### EXTRACTED ENTRIES
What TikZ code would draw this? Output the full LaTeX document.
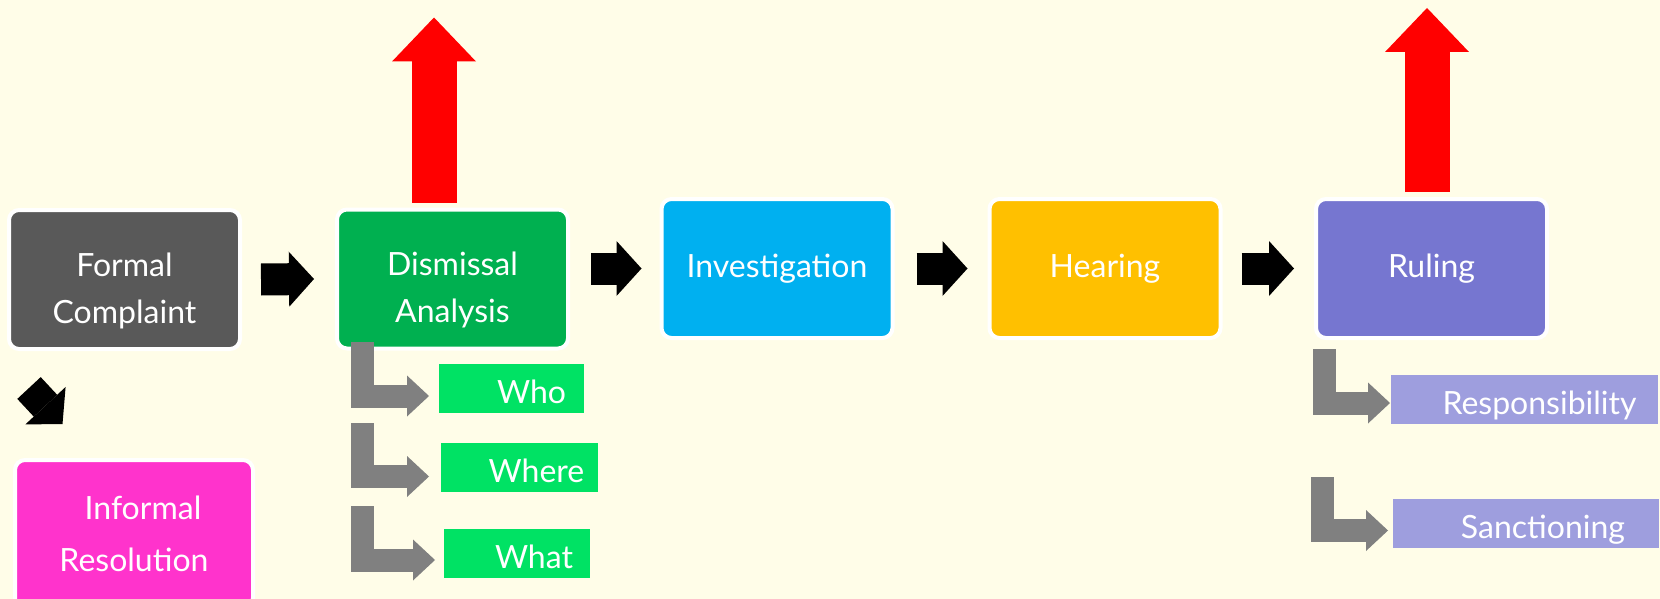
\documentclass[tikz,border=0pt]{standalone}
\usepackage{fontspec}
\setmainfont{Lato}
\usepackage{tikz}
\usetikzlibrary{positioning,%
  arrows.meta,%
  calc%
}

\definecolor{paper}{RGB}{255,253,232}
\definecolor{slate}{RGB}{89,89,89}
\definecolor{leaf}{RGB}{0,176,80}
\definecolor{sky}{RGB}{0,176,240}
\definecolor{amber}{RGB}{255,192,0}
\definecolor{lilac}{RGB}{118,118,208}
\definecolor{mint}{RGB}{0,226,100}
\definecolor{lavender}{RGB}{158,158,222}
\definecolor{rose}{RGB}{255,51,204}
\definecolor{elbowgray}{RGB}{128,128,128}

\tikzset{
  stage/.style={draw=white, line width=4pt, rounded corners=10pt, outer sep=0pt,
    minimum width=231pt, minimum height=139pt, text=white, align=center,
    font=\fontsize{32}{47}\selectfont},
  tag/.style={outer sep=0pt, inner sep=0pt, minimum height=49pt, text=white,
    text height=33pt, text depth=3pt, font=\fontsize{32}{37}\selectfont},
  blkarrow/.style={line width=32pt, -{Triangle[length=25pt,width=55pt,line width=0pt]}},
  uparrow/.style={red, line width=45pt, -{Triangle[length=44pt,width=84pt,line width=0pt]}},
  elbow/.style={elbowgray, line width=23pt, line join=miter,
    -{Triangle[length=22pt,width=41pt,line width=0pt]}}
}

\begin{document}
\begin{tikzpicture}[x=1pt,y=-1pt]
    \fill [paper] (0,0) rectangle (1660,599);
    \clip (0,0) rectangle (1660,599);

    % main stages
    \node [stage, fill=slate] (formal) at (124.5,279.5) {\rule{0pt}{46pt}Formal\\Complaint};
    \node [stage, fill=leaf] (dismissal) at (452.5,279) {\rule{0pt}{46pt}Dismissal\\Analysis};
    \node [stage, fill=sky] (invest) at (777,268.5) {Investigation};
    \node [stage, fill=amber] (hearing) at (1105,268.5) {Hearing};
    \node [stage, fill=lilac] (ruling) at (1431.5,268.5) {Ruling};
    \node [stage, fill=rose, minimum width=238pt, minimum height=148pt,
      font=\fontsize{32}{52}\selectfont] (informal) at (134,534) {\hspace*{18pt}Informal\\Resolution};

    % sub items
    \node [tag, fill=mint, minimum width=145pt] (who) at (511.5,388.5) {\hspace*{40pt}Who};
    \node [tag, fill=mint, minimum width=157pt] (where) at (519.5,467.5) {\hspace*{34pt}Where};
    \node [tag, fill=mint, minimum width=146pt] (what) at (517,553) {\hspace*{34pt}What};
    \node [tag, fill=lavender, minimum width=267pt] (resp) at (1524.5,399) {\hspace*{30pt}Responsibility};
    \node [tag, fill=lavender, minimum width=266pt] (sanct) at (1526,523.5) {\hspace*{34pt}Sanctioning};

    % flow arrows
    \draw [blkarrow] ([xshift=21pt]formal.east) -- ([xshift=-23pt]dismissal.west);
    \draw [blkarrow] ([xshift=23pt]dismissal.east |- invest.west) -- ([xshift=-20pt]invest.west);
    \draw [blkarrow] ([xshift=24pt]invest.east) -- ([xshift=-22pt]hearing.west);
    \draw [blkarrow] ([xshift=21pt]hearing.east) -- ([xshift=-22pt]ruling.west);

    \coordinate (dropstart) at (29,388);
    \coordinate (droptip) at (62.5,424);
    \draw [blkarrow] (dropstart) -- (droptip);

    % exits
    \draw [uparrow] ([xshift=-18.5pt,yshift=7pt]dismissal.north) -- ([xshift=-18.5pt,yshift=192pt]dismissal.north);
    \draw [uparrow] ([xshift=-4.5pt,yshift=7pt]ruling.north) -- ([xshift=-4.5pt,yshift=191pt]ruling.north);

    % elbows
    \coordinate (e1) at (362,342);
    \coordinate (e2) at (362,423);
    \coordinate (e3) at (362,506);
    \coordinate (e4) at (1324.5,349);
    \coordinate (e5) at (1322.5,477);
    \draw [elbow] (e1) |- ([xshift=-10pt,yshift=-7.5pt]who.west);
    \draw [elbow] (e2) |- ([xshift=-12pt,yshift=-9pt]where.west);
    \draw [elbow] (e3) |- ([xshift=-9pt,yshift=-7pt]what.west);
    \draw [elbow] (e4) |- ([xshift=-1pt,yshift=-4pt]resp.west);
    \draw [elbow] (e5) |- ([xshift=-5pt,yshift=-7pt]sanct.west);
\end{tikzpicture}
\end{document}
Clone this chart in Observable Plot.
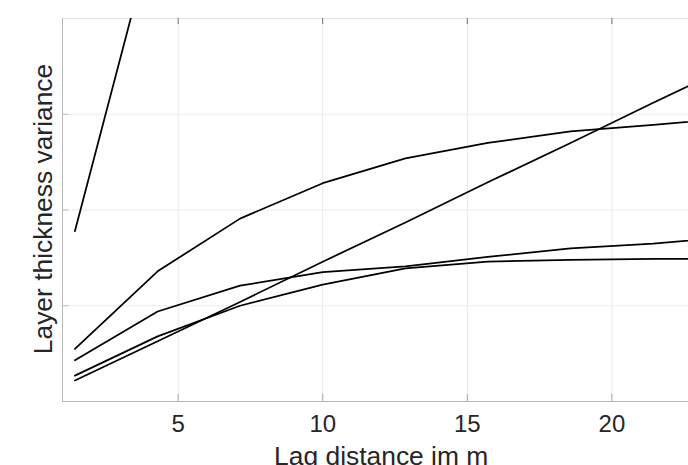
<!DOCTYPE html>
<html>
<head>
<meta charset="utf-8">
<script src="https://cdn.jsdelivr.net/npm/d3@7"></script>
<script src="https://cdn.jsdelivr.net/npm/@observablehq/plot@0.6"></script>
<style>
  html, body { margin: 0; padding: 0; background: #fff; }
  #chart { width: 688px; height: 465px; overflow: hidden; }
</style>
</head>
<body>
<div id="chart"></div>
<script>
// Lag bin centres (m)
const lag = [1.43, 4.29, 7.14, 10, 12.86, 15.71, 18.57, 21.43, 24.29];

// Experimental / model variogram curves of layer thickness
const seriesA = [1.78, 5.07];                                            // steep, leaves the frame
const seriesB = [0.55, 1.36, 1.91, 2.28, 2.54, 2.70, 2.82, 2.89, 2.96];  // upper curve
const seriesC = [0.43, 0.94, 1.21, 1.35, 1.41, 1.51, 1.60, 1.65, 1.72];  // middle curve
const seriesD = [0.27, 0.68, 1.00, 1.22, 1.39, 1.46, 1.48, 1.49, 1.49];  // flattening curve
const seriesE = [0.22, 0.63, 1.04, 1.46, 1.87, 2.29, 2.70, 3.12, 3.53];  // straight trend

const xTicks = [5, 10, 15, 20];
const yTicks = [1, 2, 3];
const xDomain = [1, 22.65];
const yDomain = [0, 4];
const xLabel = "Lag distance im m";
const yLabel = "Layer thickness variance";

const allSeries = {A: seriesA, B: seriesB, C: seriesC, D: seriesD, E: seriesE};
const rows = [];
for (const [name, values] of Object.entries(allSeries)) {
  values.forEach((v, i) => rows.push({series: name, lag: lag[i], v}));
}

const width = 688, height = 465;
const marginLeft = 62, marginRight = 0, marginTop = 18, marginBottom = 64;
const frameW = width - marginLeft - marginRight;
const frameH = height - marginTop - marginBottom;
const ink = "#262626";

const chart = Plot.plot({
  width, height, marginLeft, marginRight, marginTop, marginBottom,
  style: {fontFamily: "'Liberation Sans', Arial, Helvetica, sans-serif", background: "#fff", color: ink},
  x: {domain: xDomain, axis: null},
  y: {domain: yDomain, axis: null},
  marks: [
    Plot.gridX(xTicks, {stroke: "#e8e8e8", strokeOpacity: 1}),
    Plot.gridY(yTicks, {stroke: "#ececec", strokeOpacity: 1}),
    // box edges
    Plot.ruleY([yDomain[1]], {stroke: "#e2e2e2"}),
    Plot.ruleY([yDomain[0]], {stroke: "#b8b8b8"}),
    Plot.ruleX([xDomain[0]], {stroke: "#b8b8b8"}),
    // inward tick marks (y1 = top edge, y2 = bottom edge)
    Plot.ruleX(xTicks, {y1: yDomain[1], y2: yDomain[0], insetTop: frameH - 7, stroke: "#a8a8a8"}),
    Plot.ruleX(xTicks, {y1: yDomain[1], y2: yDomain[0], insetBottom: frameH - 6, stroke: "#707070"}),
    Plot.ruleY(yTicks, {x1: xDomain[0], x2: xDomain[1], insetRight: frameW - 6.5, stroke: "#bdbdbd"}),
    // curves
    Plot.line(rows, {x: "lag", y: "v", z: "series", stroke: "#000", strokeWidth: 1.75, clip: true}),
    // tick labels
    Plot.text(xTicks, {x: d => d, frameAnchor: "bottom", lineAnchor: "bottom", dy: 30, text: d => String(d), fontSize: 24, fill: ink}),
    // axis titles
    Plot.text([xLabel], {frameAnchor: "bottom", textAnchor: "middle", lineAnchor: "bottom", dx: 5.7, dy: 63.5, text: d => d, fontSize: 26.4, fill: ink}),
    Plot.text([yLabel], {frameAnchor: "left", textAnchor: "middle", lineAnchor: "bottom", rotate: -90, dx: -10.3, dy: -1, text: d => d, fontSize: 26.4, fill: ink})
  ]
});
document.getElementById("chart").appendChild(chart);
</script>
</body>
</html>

### SET PROBLEM
Write out every line of the entries that holds the word "this".

### EXERCISE RESULT
What TikZ code would draw this? Output the full LaTeX document.
Clone this chart in Observable Plot.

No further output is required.